◆ **Work to do**
Reproduce the listing below in its entirety. Change nothing.

◆ **Source excerpt**
• • • • •

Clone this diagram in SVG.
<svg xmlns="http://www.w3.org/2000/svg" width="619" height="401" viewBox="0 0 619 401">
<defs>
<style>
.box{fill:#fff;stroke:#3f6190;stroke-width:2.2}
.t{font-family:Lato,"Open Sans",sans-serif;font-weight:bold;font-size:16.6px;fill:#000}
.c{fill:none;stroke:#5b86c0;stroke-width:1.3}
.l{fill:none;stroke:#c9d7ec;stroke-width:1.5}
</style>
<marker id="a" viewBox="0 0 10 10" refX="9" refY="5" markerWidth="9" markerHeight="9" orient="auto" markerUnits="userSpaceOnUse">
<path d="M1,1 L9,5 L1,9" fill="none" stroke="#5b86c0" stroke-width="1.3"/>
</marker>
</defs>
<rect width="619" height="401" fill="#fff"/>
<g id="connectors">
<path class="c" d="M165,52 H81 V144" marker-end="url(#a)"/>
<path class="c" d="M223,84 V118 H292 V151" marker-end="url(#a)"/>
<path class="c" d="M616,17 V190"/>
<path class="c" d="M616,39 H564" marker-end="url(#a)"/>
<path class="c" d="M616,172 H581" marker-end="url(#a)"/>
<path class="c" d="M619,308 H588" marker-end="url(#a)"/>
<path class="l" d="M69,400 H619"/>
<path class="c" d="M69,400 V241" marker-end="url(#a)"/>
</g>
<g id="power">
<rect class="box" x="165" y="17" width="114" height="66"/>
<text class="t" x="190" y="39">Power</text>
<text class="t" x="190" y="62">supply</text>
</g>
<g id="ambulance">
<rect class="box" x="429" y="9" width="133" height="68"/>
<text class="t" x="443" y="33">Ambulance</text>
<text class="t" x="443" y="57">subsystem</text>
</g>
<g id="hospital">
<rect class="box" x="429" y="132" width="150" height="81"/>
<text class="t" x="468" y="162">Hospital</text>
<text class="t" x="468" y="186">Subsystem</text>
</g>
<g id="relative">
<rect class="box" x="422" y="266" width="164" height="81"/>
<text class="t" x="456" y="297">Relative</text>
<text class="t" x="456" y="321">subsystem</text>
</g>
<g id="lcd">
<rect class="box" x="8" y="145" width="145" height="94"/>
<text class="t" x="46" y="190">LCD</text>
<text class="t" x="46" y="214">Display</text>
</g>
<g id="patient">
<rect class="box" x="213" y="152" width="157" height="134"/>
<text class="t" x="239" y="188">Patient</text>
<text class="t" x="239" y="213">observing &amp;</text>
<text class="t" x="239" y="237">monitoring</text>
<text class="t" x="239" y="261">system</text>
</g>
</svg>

• • • • •

◆ **Written answer**
Clone this diagram in SVG.
<svg xmlns="http://www.w3.org/2000/svg" width="619" height="401" viewBox="0 0 619 401">
<defs>
<style>
.box{fill:#fff;stroke:#3f6190;stroke-width:2.2}
.t{font-family:Lato,"Open Sans",sans-serif;font-weight:bold;font-size:16.6px;fill:#000}
.c{fill:none;stroke:#5b86c0;stroke-width:1.3}
.l{fill:none;stroke:#c9d7ec;stroke-width:1.5}
</style>
<marker id="a" viewBox="0 0 10 10" refX="9" refY="5" markerWidth="9" markerHeight="9" orient="auto" markerUnits="userSpaceOnUse">
<path d="M1,1 L9,5 L1,9" fill="none" stroke="#5b86c0" stroke-width="1.3"/>
</marker>
</defs>
<rect width="619" height="401" fill="#fff"/>
<g id="connectors">
<path class="c" d="M165,52 H81 V144" marker-end="url(#a)"/>
<path class="c" d="M223,84 V118 H292 V151" marker-end="url(#a)"/>
<path class="c" d="M616,17 V190"/>
<path class="c" d="M616,39 H564" marker-end="url(#a)"/>
<path class="c" d="M616,172 H581" marker-end="url(#a)"/>
<path class="c" d="M619,308 H588" marker-end="url(#a)"/>
<path class="l" d="M69,400 H619"/>
<path class="c" d="M69,400 V241" marker-end="url(#a)"/>
</g>
<g id="power">
<rect class="box" x="165" y="17" width="114" height="66"/>
<text class="t" x="190" y="39">Power</text>
<text class="t" x="190" y="62">supply</text>
</g>
<g id="ambulance">
<rect class="box" x="429" y="9" width="133" height="68"/>
<text class="t" x="443" y="33">Ambulance</text>
<text class="t" x="443" y="57">subsystem</text>
</g>
<g id="hospital">
<rect class="box" x="429" y="132" width="150" height="81"/>
<text class="t" x="468" y="162">Hospital</text>
<text class="t" x="468" y="186">Subsystem</text>
</g>
<g id="relative">
<rect class="box" x="422" y="266" width="164" height="81"/>
<text class="t" x="456" y="297">Relative</text>
<text class="t" x="456" y="321">subsystem</text>
</g>
<g id="lcd">
<rect class="box" x="8" y="145" width="145" height="94"/>
<text class="t" x="46" y="190">LCD</text>
<text class="t" x="46" y="214">Display</text>
</g>
<g id="patient">
<rect class="box" x="213" y="152" width="157" height="134"/>
<text class="t" x="239" y="188">Patient</text>
<text class="t" x="239" y="213">observing &amp;</text>
<text class="t" x="239" y="237">monitoring</text>
<text class="t" x="239" y="261">system</text>
</g>
</svg>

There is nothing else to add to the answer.